Sune Rose Wagner (guitar, instruments and vocals) and Sharin Foo (bass, guitar and vocals) have definitely found their niche in indie rock and Raven In The Grave perfectly displays their musical confidence and uniqueness.
Loads of hard-edged electric guitars, intense synths, bombastic beats, grimy lyrics, chillingly melodies and two-part vocal harmonies fill each track, leaving you musically enchanted at the end. Gone are their signature surf drum beats, which have been replaced with ethereal defiance. Die-hard fans will also notice a slight dab of soulful influences throughout the album, as well as a more electro-base, which provides an eclectic touch to their usual gloomy romanticism. New and old fans will appreciate the subtle change.
According to Foo, “It’s dark but not bleak, like the single minded determination caused by crisis that is not quite hope but just as powerful. It’s the perfect winter soundtrack just in time for spring.” Using their experiences as inspiration, many of the songs explore the disheartening finiteness of relationships and the devastating effects they can have when they do disintegrate, making it the perfect break-up album for those of the broken hearted.
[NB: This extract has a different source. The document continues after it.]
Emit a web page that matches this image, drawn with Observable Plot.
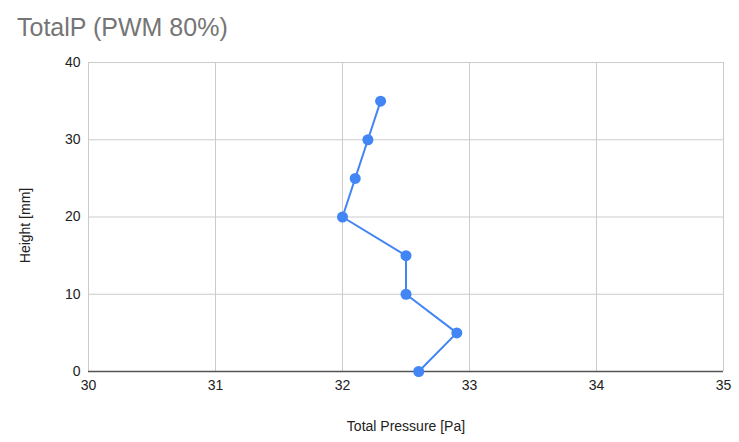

The first song, “Recharge and Revolt,” greets you with blazing beats and an intense guitar riff that’s strung with such passion, you can feel the bass oozing out before the synths and the echo-y vocals kick in. It’s definitely a bit of retro rock mixed with some ’80s new wave, and an up-beat opener.
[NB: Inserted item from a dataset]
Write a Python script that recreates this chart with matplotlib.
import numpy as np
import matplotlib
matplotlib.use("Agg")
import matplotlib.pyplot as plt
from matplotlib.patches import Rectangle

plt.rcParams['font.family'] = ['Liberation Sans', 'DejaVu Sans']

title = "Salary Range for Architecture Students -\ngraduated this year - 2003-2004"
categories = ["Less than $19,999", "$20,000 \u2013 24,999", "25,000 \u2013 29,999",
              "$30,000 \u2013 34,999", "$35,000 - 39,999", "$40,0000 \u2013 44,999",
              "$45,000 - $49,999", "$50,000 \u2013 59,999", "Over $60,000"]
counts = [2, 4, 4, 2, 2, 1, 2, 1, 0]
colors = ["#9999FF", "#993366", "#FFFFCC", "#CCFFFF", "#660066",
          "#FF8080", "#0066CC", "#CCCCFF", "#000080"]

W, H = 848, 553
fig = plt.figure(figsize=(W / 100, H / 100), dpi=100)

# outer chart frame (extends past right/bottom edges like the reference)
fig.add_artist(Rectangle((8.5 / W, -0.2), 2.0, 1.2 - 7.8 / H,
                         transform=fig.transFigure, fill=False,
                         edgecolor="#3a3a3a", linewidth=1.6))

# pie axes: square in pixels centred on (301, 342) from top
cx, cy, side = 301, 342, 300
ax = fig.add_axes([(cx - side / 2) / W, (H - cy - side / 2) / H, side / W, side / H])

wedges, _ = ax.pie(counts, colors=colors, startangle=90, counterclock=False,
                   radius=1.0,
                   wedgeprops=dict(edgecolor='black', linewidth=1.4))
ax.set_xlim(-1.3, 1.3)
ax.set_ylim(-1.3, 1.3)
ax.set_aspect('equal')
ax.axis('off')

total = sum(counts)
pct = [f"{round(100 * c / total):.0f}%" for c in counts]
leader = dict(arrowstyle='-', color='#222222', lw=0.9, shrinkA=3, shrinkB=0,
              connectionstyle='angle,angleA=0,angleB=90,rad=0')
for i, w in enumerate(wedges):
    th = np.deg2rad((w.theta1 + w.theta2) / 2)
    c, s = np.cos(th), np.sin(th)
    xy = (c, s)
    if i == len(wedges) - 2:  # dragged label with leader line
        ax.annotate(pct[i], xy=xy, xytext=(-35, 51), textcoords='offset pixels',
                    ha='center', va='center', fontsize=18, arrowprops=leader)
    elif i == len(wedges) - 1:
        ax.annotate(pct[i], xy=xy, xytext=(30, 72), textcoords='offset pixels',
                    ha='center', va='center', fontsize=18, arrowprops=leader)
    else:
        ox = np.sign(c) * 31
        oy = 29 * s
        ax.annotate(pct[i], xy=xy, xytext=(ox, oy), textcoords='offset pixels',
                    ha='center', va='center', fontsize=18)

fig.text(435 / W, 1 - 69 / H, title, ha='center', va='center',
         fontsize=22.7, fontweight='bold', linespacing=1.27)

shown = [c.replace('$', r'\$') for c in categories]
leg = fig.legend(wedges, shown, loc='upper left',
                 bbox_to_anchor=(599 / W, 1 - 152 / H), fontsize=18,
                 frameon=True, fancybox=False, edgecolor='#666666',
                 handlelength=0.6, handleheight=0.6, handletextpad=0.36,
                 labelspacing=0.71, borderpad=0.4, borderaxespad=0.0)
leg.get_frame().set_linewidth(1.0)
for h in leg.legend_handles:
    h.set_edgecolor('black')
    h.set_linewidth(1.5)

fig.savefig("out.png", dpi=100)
The band’s first single off the album, “Forget That You’re Young,” is an mesmerizing tune where Foo’s vocals really take center stage. The guitar-driven track has some interesting synths that are reminiscent of some OMD songs, making it a melodically sensational track for those that love the softer side of The Ravonettes.
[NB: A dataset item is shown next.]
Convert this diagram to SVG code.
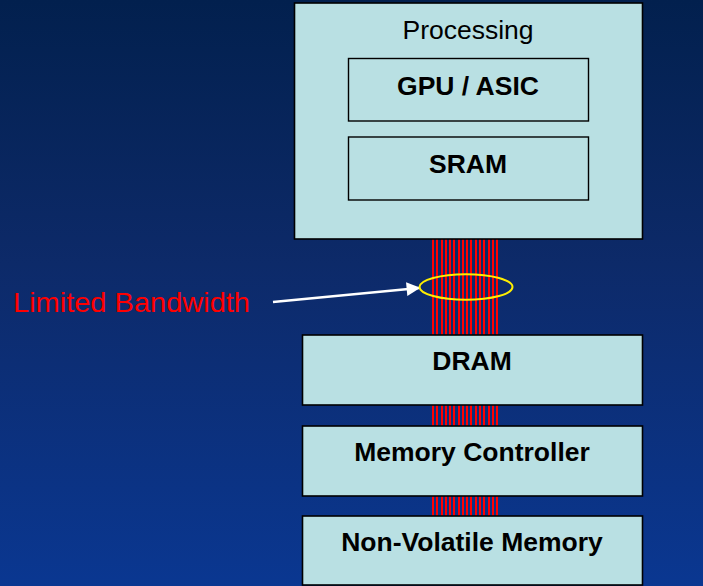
<svg xmlns="http://www.w3.org/2000/svg" width="703" height="586" viewBox="0 0 703 586">
<defs>
<linearGradient id="bg" x1="0" y1="0" x2="0" y2="1">
<stop offset="0" stop-color="#02204e"/>
<stop offset="0.45" stop-color="#0d2a69"/>
<stop offset="1" stop-color="#0a3791"/>
</linearGradient>
<marker id="arrow" viewBox="0 0 10 10" refX="9" refY="5" markerWidth="6" markerHeight="5.5" markerUnits="strokeWidth" orient="auto">
<path d="M0,0 L10,5 L0,10 z" fill="#ffffff"/>
</marker>
</defs>
<style>
.box{fill:#b9e0e3;stroke:#000;stroke-width:1.6}
.inner{fill:#b9e0e3;stroke:#000;stroke-width:1.4}
.t{font-family:"Liberation Sans",Arial,sans-serif;font-size:26.5px;fill:#000;text-anchor:middle}
.b{font-weight:bold}
.wire{stroke:#ff0000;stroke-width:2}
</style>
<rect x="0" y="0" width="703" height="586" fill="url(#bg)"/>
<g id="connectors">
<g id="bus">
<line class="wire" x1="433" y1="239" x2="433" y2="516"/>
<line class="wire" x1="437" y1="239" x2="437" y2="516"/>
<line class="wire" x1="442" y1="239" x2="442" y2="516"/>
<line class="wire" x1="446" y1="239" x2="446" y2="516"/>
<line class="wire" x1="450" y1="239" x2="450" y2="516"/>
<line class="wire" x1="454" y1="239" x2="454" y2="516"/>
<line class="wire" x1="459" y1="239" x2="459" y2="516"/>
<line class="wire" x1="463" y1="239" x2="463" y2="516"/>
<line class="wire" x1="467" y1="239" x2="467" y2="516"/>
<line class="wire" x1="471" y1="239" x2="471" y2="516"/>
<line class="wire" x1="476" y1="239" x2="476" y2="516"/>
<line class="wire" x1="480" y1="239" x2="480" y2="516"/>
<line class="wire" x1="484" y1="239" x2="484" y2="516"/>
<line class="wire" x1="489" y1="239" x2="489" y2="516"/>
<line class="wire" x1="493" y1="239" x2="493" y2="516"/>
<line class="wire" x1="497" y1="239" x2="497" y2="516"/>
</g>
<line x1="273" y1="302" x2="419" y2="288" stroke="#ffffff" stroke-width="2.5" marker-end="url(#arrow)"/>
</g>
<g id="processing">
<rect class="box" x="294.5" y="3" width="348" height="236"/>
<text class="t" x="468" y="39">Processing</text>
</g>
<g id="gpu">
<rect class="inner" x="348.5" y="58.5" width="240" height="62.5"/>
<text class="t b" x="468" y="95">GPU / ASIC</text>
</g>
<g id="sram">
<rect class="inner" x="348.5" y="137" width="240" height="63"/>
<text class="t b" x="468" y="173">SRAM</text>
</g>
<g id="bandwidth">
<ellipse cx="466" cy="287" rx="46.5" ry="12.8" fill="none" stroke="#ffee00" stroke-width="2"/>
<text x="13" y="312" font-family="Liberation Sans,Arial,sans-serif" font-size="28" fill="#ff0000" textLength="237" lengthAdjust="spacingAndGlyphs">Limited Bandwidth</text>
</g>
<g id="dram">
<rect class="box" x="302.5" y="335" width="340" height="70"/>
<text class="t b" x="472" y="370">DRAM</text>
</g>
<g id="memctrl">
<rect class="box" x="302.5" y="426" width="340" height="70"/>
<text class="t b" x="472" y="461">Memory Controller</text>
</g>
<g id="nvm">
<rect class="box" x="302.5" y="516" width="340" height="69"/>
<text class="t b" x="472" y="551">Non-Volatile Memory</text>
</g>
</svg>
“Apparitions” is a very goth-inspired track that depicts a past love, but it’s, nonetheless, a tantalizing beautiful song with edgy beats intertwined with rugged electro bass. “Summer Moon,” is more of a ’60s-inspired lullaby about a love’s bitter end and is definitely one of the slower songs on the album.
Another notable track is “Evil Seeds,” which sounds like it should be at the beginning of a horror movie with its eerie piano melodies before it gets harder with crazed out guitars and heavy synths. In my opinion, it’s one of the darkest and edgiest jams on the album. The album’s title is actually a lyric in the song!
In the 10 years they’ve been making music, Raven In The Grave, is by far the darkest stuff the Raveonettes have released, yet it still fits the duo. It’ll be interesting, though, to see how they progress from this album to the next and if they’ll get any darker.